[start]
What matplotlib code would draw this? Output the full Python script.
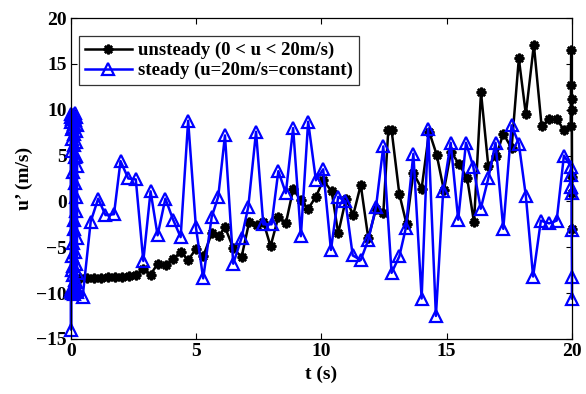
import matplotlib
matplotlib.use("Agg")
import matplotlib.pyplot as plt

# unsteady case (0 < u < 20 m/s)
t_unsteady = [0.10, 0.20, 0.36, 0.64, 0.92, 1.20, 1.48, 1.76, 2.04, 2.32, 2.60,
              2.89, 3.18, 3.46, 3.79, 4.08, 4.38, 4.68, 4.99, 5.28, 5.62, 5.92,
              6.15, 6.48, 6.81, 7.12, 7.41, 7.68, 7.97, 8.28, 8.58, 8.87, 9.18,
              9.47, 9.78, 10.07, 10.41, 10.67, 10.98, 11.27, 11.57, 11.87, 12.18,
              12.47, 12.67, 12.80, 13.11, 13.40, 13.67, 14.00, 14.30, 14.60,
              14.89, 15.17, 15.49, 15.82, 16.09, 16.37, 16.66, 16.97, 17.26,
              17.59, 17.88, 18.16, 18.48, 18.79, 19.09, 19.39, 19.68, 19.95,
              19.97, 19.98, 19.99, 19.99, 20.00, 20.00, 20.00]
u_unsteady = [-9.6, -8.6, -8.4, -8.4, -8.4, -8.4, -8.3, -8.3, -8.2, -8.1, -8.0,
              -7.4, -8.0, -6.8, -6.9, -6.3, -5.5, -6.4, -5.2, -6.0, -3.5, -3.8,
              -2.8, -5.1, -6.1, -2.2, -2.6, -2.2, -4.9, -1.7, -2.4, 1.3, 0.15,
              -0.8, 0.5, 2.3, 1.1, -3.5, 0.3, -1.5, 1.8, -4.0, -0.8,
              -1.3, 7.8, 7.8, 0.8, -2.5, 3.1, 1.4, 7.6, 5.1,
              1.2, 5.4, 4.1, 2.5, -2.3, 11.9, 3.9, 4.9, 7.4,
              5.8, 15.6, 9.5, 17.1, 8.2, 9.0, 9.0, 7.8, 8.2,
              16.5, 12.7, 11.2, 10.0, 2.7, 0.9, -3.0]

# steady case (u = 20 m/s): dense burst near t = 0, then regular samples
t_steady = [0.000, 0.005, 0.010, 0.015, 0.020, 0.025, 0.030, 0.035, 0.040,
            0.045, 0.050, 0.055, 0.060, 0.065, 0.070, 0.075, 0.080, 0.085,
            0.090, 0.095, 0.100, 0.105, 0.110, 0.115, 0.120, 0.125, 0.130,
            0.135, 0.140, 0.145, 0.150, 0.155, 0.160, 0.165, 0.170, 0.175,
            0.180, 0.185, 0.190, 0.195, 0.200, 0.205, 0.210, 0.215, 0.220,
            0.225, 0.230, 0.235, 0.240, 0.245, 0.250,
            0.47, 0.79, 1.09, 1.38, 1.72, 1.98, 2.29, 2.59, 2.89, 3.18, 3.46,
            3.77, 4.08, 4.38, 4.68, 4.99, 5.28, 5.62, 5.88, 6.15, 6.48, 6.81,
            7.08, 7.39, 7.68, 8.01, 8.28, 8.58, 8.87, 9.18, 9.47, 9.78, 10.07,
            10.38, 10.67, 10.96, 11.25, 11.57, 11.87, 12.18, 12.47, 12.80,
            13.11, 13.37, 13.67, 14.00, 14.26, 14.57, 14.86, 15.16, 15.46,
            15.77, 16.06, 16.36, 16.66, 16.95, 17.26, 17.59, 17.88, 18.16,
            18.45, 18.76, 19.09, 19.39, 19.68, 19.96, 19.97, 19.98, 19.99,
            19.99, 20.00, 20.00]
u_steady = [9.5, -14.0, 8.7, -9.8, 9.2, -7.5, 6.8, -10.0, 9.0, -6.0, 7.9,
            -9.5, 5.5, -8.0, 9.3, -4.5, 8.1, -9.9, 3.2, -7.0, 9.4, -2.0,
            8.5, -9.2, 6.1, -10.1, 9.1, -3.0, 7.4, -8.6, 4.8, -9.7, 8.9,
            -5.5, 2.0, -9.4, 9.6, 0.5, 6.5, -8.8, 7.7, -1.0, 9.2, -6.8,
            5.0, -9.9, 8.3, -4.0, 3.9, -7.8, -9.6,
            -10.4, -2.2, 0.3, -1.5, -1.4, 4.4, 2.5, 2.4, -6.5, 1.1, -3.7,
            0.3, -2.0, -3.9, 8.8, -2.8, -8.4, -1.7, 0.5, 7.2, -6.8, -4.0,
            -0.6, 7.6, -2.5, -2.5, 3.3, 0.9, 8.0, -3.8, 8.7, 2.3, 3.5,
            -5.3, 0.5, 0.0, -5.9, -6.4, -4.2, -0.6, 6.0, -7.8,
            -6.0, -2.9, 5.2, -10.6, 7.9, -12.5, 1.1, 6.4, -2.0,
            6.4, 3.8, -0.8, 2.5, 6.4, -3.0, 8.3, 6.3, 0.6,
            -8.2, -2.1, -2.4, -2.1, 5.0, 3.8, 2.9, 1.6, 0.9,
            -3.1, -8.2, -10.6]

plt.rcParams['font.family'] = ['Liberation Serif', 'DejaVu Serif']
plt.rcParams['font.weight'] = 'bold'
plt.rcParams['font.size'] = 14

fig = plt.figure(figsize=(5.86, 3.94), dpi=100)
ax = fig.add_axes([0.121, 0.140, 0.855, 0.814])

ax.plot(t_unsteady, u_unsteady, color='black', lw=1.8, marker=(8, 2, 0),
        ms=7, mew=1.8, label='unsteady (0 < u < 20m/s)', clip_on=False)
ax.plot(t_steady, u_steady, color='#0000ff', lw=1.8, marker='^', ms=9,
        mfc='none', mec='#0000ff', mew=1.6,
        label='steady (u=20m/s=constant)', clip_on=False)

ax.set_xlim(0, 20)
ax.set_ylim(-15, 20)
ax.set_xticks([0, 5, 10, 15, 20])
ax.set_yticks([-15, -10, -5, 0, 5, 10, 15, 20])
ax.tick_params(direction='in', length=4, width=0.8, top=True, right=True,
               labelsize=14, pad=3)
for s in ax.spines.values():
    s.set_linewidth(0.9)

ax.set_xlabel('t (s)', fontsize=14, fontweight='bold', labelpad=4)
ax.set_ylabel('u\u2019 (m/s)', fontsize=14, fontweight='bold', labelpad=2)

leg = ax.legend(loc='upper left', bbox_to_anchor=(0.017, 0.943), fontsize=13.5,
                frameon=True, fancybox=False, borderpad=0.3, labelspacing=0.15,
                handlelength=2.5, handletextpad=0.35, borderaxespad=0)
leg.get_frame().set_edgecolor('black')
leg.get_frame().set_linewidth(0.9)
for txt in leg.get_texts():
    txt.set_fontweight('bold')

fig.savefig('out.png', dpi=100)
[end]
WHAT TO DO:
Show the lines from the data above that contain the string "matplotlib".

COMPLETE RESPONSE:
What matplotlib code would draw this? Output the full Python script.
import matplotlib
matplotlib.use("Agg")
import matplotlib.pyplot as plt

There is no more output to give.